I didn’t see anything THAT out of the ordinary when I was there. Other than this little girl in a wedding dress in the village of Serishka, which I was told was a village of Satan worshippers. Yes, Satan worshippers. The truth, it turns out, is that they believe god created the world and left its care to seven angels, one of these being “Shaytan,” the same name the Koran has for Satan.

Anyway, I ate well, slept well, worked hard, saw two dust storms, and was rained on. That’s about the extent of my trip. Good thing I’m not single, or I’d most definitely consider going back....mostly for the food.

Wednesday, February 18, 2009

Picos de Europa


In my next life I wanna be a goat. But not just any goat. Especially not the Naval Academy’s goat, “Bill.” Lord knows what those college kids would do to me.

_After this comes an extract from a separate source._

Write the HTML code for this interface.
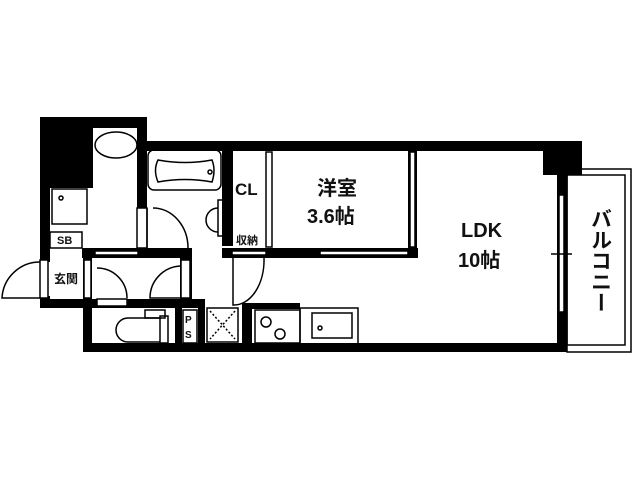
<!DOCTYPE html>
<html><head><meta charset="utf-8"><style>
html,body{margin:0;padding:0;background:#fff}
svg{display:block}
text{font-family:"Liberation Sans","Noto Sans CJK JP",sans-serif;font-weight:bold;fill:#111}
</style></head><body>
<svg width="640" height="480" viewBox="0 0 640 480" xmlns="http://www.w3.org/2000/svg">
<rect width="640" height="480" fill="#fff"/>
<g fill="#000">
<rect x="40" y="117" width="53" height="71"/>
<rect x="40" y="117" width="10" height="141"/>
<rect x="40" y="117" width="107" height="11"/>
<rect x="137" y="117" width="10" height="140"/>
<rect x="137" y="141" width="445" height="10"/>
<rect x="543" y="141" width="39" height="34"/>
<rect x="557" y="141" width="10" height="211"/>
<rect x="222" y="150" width="11" height="96"/>
<rect x="40" y="248" width="10" height="10"/>
<rect x="82" y="248" width="110" height="10"/>
<rect x="222" y="248" width="196" height="10"/>
<rect x="408" y="150" width="9" height="108"/>
<rect x="40" y="299" width="165" height="9"/>
<rect x="40" y="258" width="10" height="4"/>
<rect x="40" y="296" width="10" height="4"/>
<rect x="83" y="299" width="9" height="53"/>
<rect x="83" y="343" width="484" height="9"/>
<rect x="175" y="299" width="7" height="50"/>
<rect x="198" y="299" width="7" height="50"/>
<rect x="242" y="303" width="10" height="45"/>
<rect x="242" y="303" width="58" height="6"/>
<rect x="83" y="258" width="9" height="42"/>
<rect x="180" y="258" width="12" height="42"/>
</g>
<g fill="#fff" stroke="#000" stroke-width="1.5">
<rect x="95" y="251" width="43" height="4"/>
<rect x="232" y="251" width="34" height="4"/>
<rect x="320" y="251" width="88" height="4"/>
<rect x="410" y="152" width="5" height="95"/>
<rect x="559" y="195" width="5" height="117"/>
<rect x="266" y="152" width="6" height="95"/>
<rect x="137" y="208" width="10" height="40"/>
<rect x="40" y="260" width="8" height="38"/>
<rect x="84" y="260" width="7" height="38"/>
<rect x="181" y="260" width="9" height="38"/>
<rect x="97" y="299" width="30" height="7"/>
<rect x="183" y="310" width="14" height="33"/>
</g>
<g fill="none" stroke="#000" stroke-width="1.5">
<ellipse cx="116" cy="145" rx="21" ry="13"/>
<rect x="52" y="189" width="35" height="35"/>
<circle cx="61" cy="198" r="2"/>
<rect x="148" y="150" width="73" height="40" rx="6"/>
<path d="M158 160 Q185 165 212 160 Q216 170 212 182 Q185 177 158 182 Q153 170 158 160Z"/>
<circle cx="210" cy="172" r="2"/>
<rect x="218" y="200" width="6" height="36"/>
<path d="M218 208 A12 12 0 0 0 218 232"/>
<rect x="50" y="232" width="32" height="16"/>
<path d="M147 248 L147 208"/><path d="M153 208 A35 40 0 0 1 188 248"/>
<path d="M40 262 A38 38 0 0 0 2 298 L40 298"/>
<path d="M97 268 A30 30 0 0 1 127 298"/>
<path d="M180 266 A32 32 0 0 0 150 298 L180 298"/>
<path d="M233 258 L233 305 A30 45 0 0 0 264 258"/>
<path d="M160 318 L128 318 A12 12 0 0 0 128 342 L160 342"/>
<rect x="160" y="316" width="8" height="27"/>
<rect x="145" y="310" width="20" height="8"/>
<rect x="207" y="308" width="31" height="34"/>
<path d="M210 311 L235 339 M235 311 L210 339" stroke-dasharray="2 2"/>
<rect x="255" y="310" width="45" height="33"/>
<circle cx="266" cy="322" r="5"/><circle cx="280" cy="334" r="5"/>
<rect x="300" y="308" width="58" height="36"/>
<rect x="312" y="313" width="40" height="25"/>
<circle cx="320" cy="328" r="2"/>
<rect x="567" y="169" width="64" height="183"/>
<rect x="567" y="175" width="58" height="170"/>
<line x1="551" y1="254" x2="572" y2="254"/>
</g>
<text x="235" y="195" font-size="17">CL</text>
<text x="236" y="244" font-size="11">収納</text>
<text x="317" y="195" font-size="20">洋室</text>
<text x="307" y="223" font-size="20">3.6帖</text>
<text x="461" y="237" font-size="20">LDK</text>
<text x="458" y="267" font-size="20">10帖</text>
<text x="57" y="244" font-size="11">SB</text>
<text x="54" y="283" font-size="12">玄関</text>
<text x="185" y="323" font-size="10">P</text>
<text x="185" y="338" font-size="10">S</text>
<text font-size="21" x="600" y="208" style="writing-mode:vertical-rl">バルコニー</text>
</svg>
</body></html>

I wanna be a wild mountain goat that lives off the kindness of hikers in the Picos de Europa mountains in Northern Spain. It is perhaps … nay … it IS the most beautiful spot that we’ve visited since we’ve been here in Europe. Period. And as you know we travel quite a lot. 

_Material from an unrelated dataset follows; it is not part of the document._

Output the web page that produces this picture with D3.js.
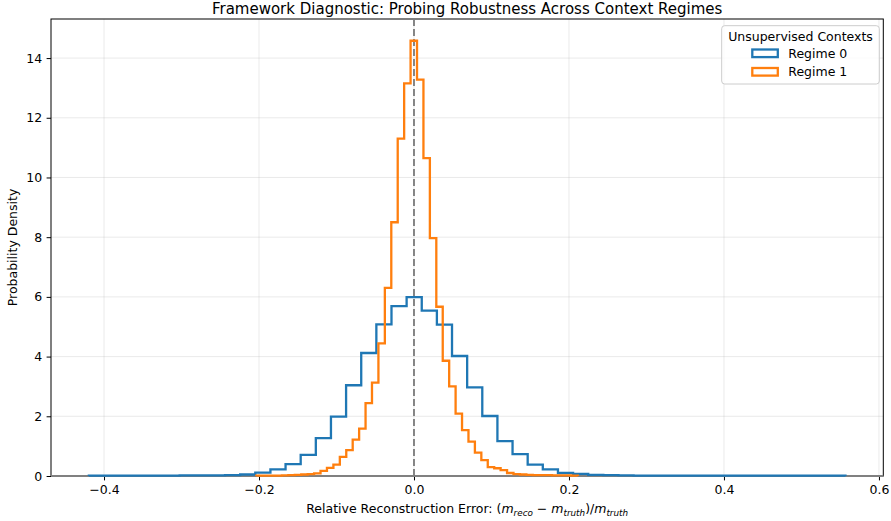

First off, it was Spain, where el Sol makes more appearances than he does here in Germany. Here’s a view of Frankfurt as we left.

And here’s Santander from the air. Doesn’t that just seem more pleasant?

Next there were mountains. Not only the neatly formed snowcapped kind you’d find in Switzerland that amateur hikers like Kate and I can only look at. But the rugged, scrubby kind that we could actually climb if we wanted.

Then there’s the interesting topography formed by different levels of rock solubility. Technically (according to google), this is “karstification.” I don’t care what it is, I just think it’s beautiful.

And for those seeking baby photos, yes, Elizabeth came along too.

We made sure she came, even if we had to smuggle her in the back of our rental car. (Attention crazy people: We didn’t really do this. This is a photo of me changing her while in the mountains. The options were the trunk or the ground. We’re not cruel parents. We swear.)


It was her first of hopefully many trips outside Germany and her first flight and she did exceedingly well. And although they no longer require passports for travel in most of Western Europe, Kate and I consider her passport “stamped.”


Also here’s a picture of Kate practicing one-upmanship after hearing about Selma Hayek breastfeeding a starving baby in Sierra Leone. After hearing about the dramatic population decline of the only native wild bear population north of the Alps, Kate decided it was best to donate her milk to a poor cub.


Hmmm… maybe I ought to rethink this whole goat thing. If my neighbors were starving bears than I would be ... lunch?